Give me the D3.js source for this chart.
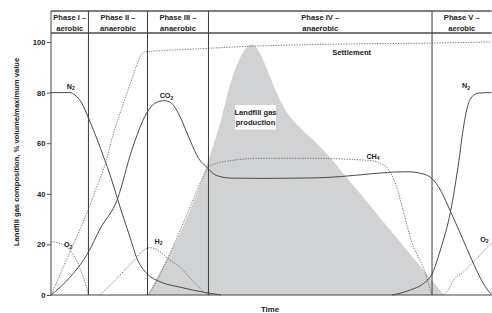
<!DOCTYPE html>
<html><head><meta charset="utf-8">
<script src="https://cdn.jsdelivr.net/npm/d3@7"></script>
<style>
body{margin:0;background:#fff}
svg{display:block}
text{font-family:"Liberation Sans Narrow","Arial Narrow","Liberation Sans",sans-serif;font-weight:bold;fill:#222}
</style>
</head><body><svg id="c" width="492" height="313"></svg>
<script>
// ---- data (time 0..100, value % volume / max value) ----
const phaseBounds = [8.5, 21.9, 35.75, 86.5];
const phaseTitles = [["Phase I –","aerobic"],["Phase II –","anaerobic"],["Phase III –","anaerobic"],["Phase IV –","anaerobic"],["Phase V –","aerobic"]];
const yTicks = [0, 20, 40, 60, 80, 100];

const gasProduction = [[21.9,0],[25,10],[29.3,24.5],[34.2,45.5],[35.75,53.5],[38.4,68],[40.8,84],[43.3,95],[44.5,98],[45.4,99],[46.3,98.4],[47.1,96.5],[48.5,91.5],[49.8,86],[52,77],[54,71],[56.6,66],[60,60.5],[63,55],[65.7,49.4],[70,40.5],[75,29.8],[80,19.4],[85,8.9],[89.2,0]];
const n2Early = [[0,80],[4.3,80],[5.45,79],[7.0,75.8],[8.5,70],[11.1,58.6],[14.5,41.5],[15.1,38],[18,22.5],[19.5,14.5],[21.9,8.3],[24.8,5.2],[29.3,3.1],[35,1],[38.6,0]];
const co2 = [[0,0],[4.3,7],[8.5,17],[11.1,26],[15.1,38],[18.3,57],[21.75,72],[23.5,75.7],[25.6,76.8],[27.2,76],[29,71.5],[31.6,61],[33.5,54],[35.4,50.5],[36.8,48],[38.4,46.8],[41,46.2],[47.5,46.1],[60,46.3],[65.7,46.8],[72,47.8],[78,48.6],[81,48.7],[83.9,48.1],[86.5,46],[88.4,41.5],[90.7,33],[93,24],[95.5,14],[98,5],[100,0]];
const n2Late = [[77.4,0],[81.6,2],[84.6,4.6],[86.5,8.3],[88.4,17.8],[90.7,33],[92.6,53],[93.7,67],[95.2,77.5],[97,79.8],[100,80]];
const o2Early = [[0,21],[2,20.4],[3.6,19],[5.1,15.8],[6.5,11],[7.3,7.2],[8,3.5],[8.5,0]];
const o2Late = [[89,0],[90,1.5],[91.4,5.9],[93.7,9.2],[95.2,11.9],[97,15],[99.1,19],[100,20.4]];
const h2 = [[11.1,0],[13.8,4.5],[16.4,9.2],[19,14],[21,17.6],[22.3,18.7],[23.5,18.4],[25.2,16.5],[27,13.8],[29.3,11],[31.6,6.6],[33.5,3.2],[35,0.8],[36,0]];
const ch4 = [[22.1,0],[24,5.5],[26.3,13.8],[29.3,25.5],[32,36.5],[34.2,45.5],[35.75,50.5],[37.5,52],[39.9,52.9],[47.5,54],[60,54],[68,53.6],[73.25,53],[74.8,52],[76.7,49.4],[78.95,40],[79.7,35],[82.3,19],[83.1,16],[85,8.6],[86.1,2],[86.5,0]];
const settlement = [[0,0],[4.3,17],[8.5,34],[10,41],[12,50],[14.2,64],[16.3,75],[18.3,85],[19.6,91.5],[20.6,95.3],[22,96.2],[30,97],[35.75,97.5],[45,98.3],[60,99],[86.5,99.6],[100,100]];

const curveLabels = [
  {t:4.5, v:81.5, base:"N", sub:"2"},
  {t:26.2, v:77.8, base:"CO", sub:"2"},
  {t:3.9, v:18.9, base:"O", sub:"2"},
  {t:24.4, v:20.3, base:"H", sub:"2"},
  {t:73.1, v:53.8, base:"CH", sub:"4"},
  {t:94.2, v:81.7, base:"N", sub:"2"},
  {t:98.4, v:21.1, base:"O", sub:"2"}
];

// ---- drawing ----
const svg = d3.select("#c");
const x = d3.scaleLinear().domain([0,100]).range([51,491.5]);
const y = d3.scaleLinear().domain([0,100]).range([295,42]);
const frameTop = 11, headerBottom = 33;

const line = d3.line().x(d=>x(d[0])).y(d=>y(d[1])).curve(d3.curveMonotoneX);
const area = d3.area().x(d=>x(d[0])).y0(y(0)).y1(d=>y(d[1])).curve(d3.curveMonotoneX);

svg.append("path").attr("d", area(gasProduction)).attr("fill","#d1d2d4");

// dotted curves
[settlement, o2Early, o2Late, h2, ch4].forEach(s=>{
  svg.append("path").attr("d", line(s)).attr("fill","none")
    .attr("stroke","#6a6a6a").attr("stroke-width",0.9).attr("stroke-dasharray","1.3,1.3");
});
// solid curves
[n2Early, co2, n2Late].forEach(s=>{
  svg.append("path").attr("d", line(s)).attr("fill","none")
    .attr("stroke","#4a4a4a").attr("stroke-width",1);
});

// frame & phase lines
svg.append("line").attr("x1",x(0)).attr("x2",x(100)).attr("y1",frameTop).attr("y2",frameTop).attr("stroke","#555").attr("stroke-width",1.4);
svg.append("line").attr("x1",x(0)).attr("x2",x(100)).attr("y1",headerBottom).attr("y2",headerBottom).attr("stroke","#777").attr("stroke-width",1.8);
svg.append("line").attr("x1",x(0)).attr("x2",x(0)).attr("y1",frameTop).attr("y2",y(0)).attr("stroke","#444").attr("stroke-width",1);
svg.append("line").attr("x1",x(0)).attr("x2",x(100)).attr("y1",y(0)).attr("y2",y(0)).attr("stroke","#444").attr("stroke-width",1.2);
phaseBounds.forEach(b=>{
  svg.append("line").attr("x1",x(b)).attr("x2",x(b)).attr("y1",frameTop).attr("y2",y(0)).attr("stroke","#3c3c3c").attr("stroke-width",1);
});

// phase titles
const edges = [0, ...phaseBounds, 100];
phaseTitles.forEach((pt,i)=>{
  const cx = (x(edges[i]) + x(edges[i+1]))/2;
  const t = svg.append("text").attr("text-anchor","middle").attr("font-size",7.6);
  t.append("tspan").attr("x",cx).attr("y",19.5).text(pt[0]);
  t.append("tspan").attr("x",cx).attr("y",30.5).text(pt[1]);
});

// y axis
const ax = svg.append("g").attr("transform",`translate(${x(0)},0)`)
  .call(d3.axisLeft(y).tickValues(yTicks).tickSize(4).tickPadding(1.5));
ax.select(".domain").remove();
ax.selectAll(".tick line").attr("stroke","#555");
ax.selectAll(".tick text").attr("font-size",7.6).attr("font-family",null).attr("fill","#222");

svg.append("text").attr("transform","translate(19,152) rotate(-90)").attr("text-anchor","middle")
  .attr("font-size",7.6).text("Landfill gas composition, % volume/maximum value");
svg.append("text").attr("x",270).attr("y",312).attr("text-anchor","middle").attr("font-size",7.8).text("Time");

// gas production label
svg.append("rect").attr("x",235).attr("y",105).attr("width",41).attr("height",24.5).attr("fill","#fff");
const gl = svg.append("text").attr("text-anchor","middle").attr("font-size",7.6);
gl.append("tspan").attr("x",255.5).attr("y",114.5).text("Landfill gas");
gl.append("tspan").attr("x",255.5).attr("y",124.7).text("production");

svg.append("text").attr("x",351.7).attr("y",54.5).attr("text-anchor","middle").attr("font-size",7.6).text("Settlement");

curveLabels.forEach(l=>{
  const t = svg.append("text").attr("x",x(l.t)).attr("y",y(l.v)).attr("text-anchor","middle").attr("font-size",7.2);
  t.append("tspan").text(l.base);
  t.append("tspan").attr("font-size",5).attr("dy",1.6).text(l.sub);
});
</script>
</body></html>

==*==

▶ Problem statement
Using the data above, print every line exactly, omitting pictures.

▶ Solution
Give me the D3.js source for this chart.
<!DOCTYPE html>
<html><head><meta charset="utf-8">
<script src="https://cdn.jsdelivr.net/npm/d3@7"></script>
<style>
body{margin:0;background:#fff}
svg{display:block}
text{font-family:"Liberation Sans Narrow","Arial Narrow","Liberation Sans",sans-serif;font-weight:bold;fill:#222}
</style>
</head><body><svg id="c" width="492" height="313"></svg>
<script>
// ---- data (time 0..100, value % volume / max value) ----
const phaseBounds = [8.5, 21.9, 35.75, 86.5];
const phaseTitles = [["Phase I –","aerobic"],["Phase II –","anaerobic"],["Phase III –","anaerobic"],["Phase IV –","anaerobic"],["Phase V –","aerobic"]];
const yTicks = [0, 20, 40, 60, 80, 100];

const gasProduction = [[21.9,0],[25,10],[29.3,24.5],[34.2,45.5],[35.75,53.5],[38.4,68],[40.8,84],[43.3,95],[44.5,98],[45.4,99],[46.3,98.4],[47.1,96.5],[48.5,91.5],[49.8,86],[52,77],[54,71],[56.6,66],[60,60.5],[63,55],[65.7,49.4],[70,40.5],[75,29.8],[80,19.4],[85,8.9],[89.2,0]];
const n2Early = [[0,80],[4.3,80],[5.45,79],[7.0,75.8],[8.5,70],[11.1,58.6],[14.5,41.5],[15.1,38],[18,22.5],[19.5,14.5],[21.9,8.3],[24.8,5.2],[29.3,3.1],[35,1],[38.6,0]];
const co2 = [[0,0],[4.3,7],[8.5,17],[11.1,26],[15.1,38],[18.3,57],[21.75,72],[23.5,75.7],[25.6,76.8],[27.2,76],[29,71.5],[31.6,61],[33.5,54],[35.4,50.5],[36.8,48],[38.4,46.8],[41,46.2],[47.5,46.1],[60,46.3],[65.7,46.8],[72,47.8],[78,48.6],[81,48.7],[83.9,48.1],[86.5,46],[88.4,41.5],[90.7,33],[93,24],[95.5,14],[98,5],[100,0]];
const n2Late = [[77.4,0],[81.6,2],[84.6,4.6],[86.5,8.3],[88.4,17.8],[90.7,33],[92.6,53],[93.7,67],[95.2,77.5],[97,79.8],[100,80]];
const o2Early = [[0,21],[2,20.4],[3.6,19],[5.1,15.8],[6.5,11],[7.3,7.2],[8,3.5],[8.5,0]];
const o2Late = [[89,0],[90,1.5],[91.4,5.9],[93.7,9.2],[95.2,11.9],[97,15],[99.1,19],[100,20.4]];
const h2 = [[11.1,0],[13.8,4.5],[16.4,9.2],[19,14],[21,17.6],[22.3,18.7],[23.5,18.4],[25.2,16.5],[27,13.8],[29.3,11],[31.6,6.6],[33.5,3.2],[35,0.8],[36,0]];
const ch4 = [[22.1,0],[24,5.5],[26.3,13.8],[29.3,25.5],[32,36.5],[34.2,45.5],[35.75,50.5],[37.5,52],[39.9,52.9],[47.5,54],[60,54],[68,53.6],[73.25,53],[74.8,52],[76.7,49.4],[78.95,40],[79.7,35],[82.3,19],[83.1,16],[85,8.6],[86.1,2],[86.5,0]];
const settlement = [[0,0],[4.3,17],[8.5,34],[10,41],[12,50],[14.2,64],[16.3,75],[18.3,85],[19.6,91.5],[20.6,95.3],[22,96.2],[30,97],[35.75,97.5],[45,98.3],[60,99],[86.5,99.6],[100,100]];

const curveLabels = [
  {t:4.5, v:81.5, base:"N", sub:"2"},
  {t:26.2, v:77.8, base:"CO", sub:"2"},
  {t:3.9, v:18.9, base:"O", sub:"2"},
  {t:24.4, v:20.3, base:"H", sub:"2"},
  {t:73.1, v:53.8, base:"CH", sub:"4"},
  {t:94.2, v:81.7, base:"N", sub:"2"},
  {t:98.4, v:21.1, base:"O", sub:"2"}
];

// ---- drawing ----
const svg = d3.select("#c");
const x = d3.scaleLinear().domain([0,100]).range([51,491.5]);
const y = d3.scaleLinear().domain([0,100]).range([295,42]);
const frameTop = 11, headerBottom = 33;

const line = d3.line().x(d=>x(d[0])).y(d=>y(d[1])).curve(d3.curveMonotoneX);
const area = d3.area().x(d=>x(d[0])).y0(y(0)).y1(d=>y(d[1])).curve(d3.curveMonotoneX);

svg.append("path").attr("d", area(gasProduction)).attr("fill","#d1d2d4");

// dotted curves
[settlement, o2Early, o2Late, h2, ch4].forEach(s=>{
  svg.append("path").attr("d", line(s)).attr("fill","none")
    .attr("stroke","#6a6a6a").attr("stroke-width",0.9).attr("stroke-dasharray","1.3,1.3");
});
// solid curves
[n2Early, co2, n2Late].forEach(s=>{
  svg.append("path").attr("d", line(s)).attr("fill","none")
    .attr("stroke","#4a4a4a").attr("stroke-width",1);
});

// frame & phase lines
svg.append("line").attr("x1",x(0)).attr("x2",x(100)).attr("y1",frameTop).attr("y2",frameTop).attr("stroke","#555").attr("stroke-width",1.4);
svg.append("line").attr("x1",x(0)).attr("x2",x(100)).attr("y1",headerBottom).attr("y2",headerBottom).attr("stroke","#777").attr("stroke-width",1.8);
svg.append("line").attr("x1",x(0)).attr("x2",x(0)).attr("y1",frameTop).attr("y2",y(0)).attr("stroke","#444").attr("stroke-width",1);
svg.append("line").attr("x1",x(0)).attr("x2",x(100)).attr("y1",y(0)).attr("y2",y(0)).attr("stroke","#444").attr("stroke-width",1.2);
phaseBounds.forEach(b=>{
  svg.append("line").attr("x1",x(b)).attr("x2",x(b)).attr("y1",frameTop).attr("y2",y(0)).attr("stroke","#3c3c3c").attr("stroke-width",1);
});

// phase titles
const edges = [0, ...phaseBounds, 100];
phaseTitles.forEach((pt,i)=>{
  const cx = (x(edges[i]) + x(edges[i+1]))/2;
  const t = svg.append("text").attr("text-anchor","middle").attr("font-size",7.6);
  t.append("tspan").attr("x",cx).attr("y",19.5).text(pt[0]);
  t.append("tspan").attr("x",cx).attr("y",30.5).text(pt[1]);
});

// y axis
const ax = svg.append("g").attr("transform",`translate(${x(0)},0)`)
  .call(d3.axisLeft(y).tickValues(yTicks).tickSize(4).tickPadding(1.5));
ax.select(".domain").remove();
ax.selectAll(".tick line").attr("stroke","#555");
ax.selectAll(".tick text").attr("font-size",7.6).attr("font-family",null).attr("fill","#222");

svg.append("text").attr("transform","translate(19,152) rotate(-90)").attr("text-anchor","middle")
  .attr("font-size",7.6).text("Landfill gas composition, % volume/maximum value");
svg.append("text").attr("x",270).attr("y",312).attr("text-anchor","middle").attr("font-size",7.8).text("Time");

// gas production label
svg.append("rect").attr("x",235).attr("y",105).attr("width",41).attr("height",24.5).attr("fill","#fff");
const gl = svg.append("text").attr("text-anchor","middle").attr("font-size",7.6);
gl.append("tspan").attr("x",255.5).attr("y",114.5).text("Landfill gas");
gl.append("tspan").attr("x",255.5).attr("y",124.7).text("production");

svg.append("text").attr("x",351.7).attr("y",54.5).attr("text-anchor","middle").attr("font-size",7.6).text("Settlement");

curveLabels.forEach(l=>{
  const t = svg.append("text").attr("x",x(l.t)).attr("y",y(l.v)).attr("text-anchor","middle").attr("font-size",7.2);
  t.append("tspan").text(l.base);
  t.append("tspan").attr("font-size",5).attr("dy",1.6).text(l.sub);
});
</script>
</body></html>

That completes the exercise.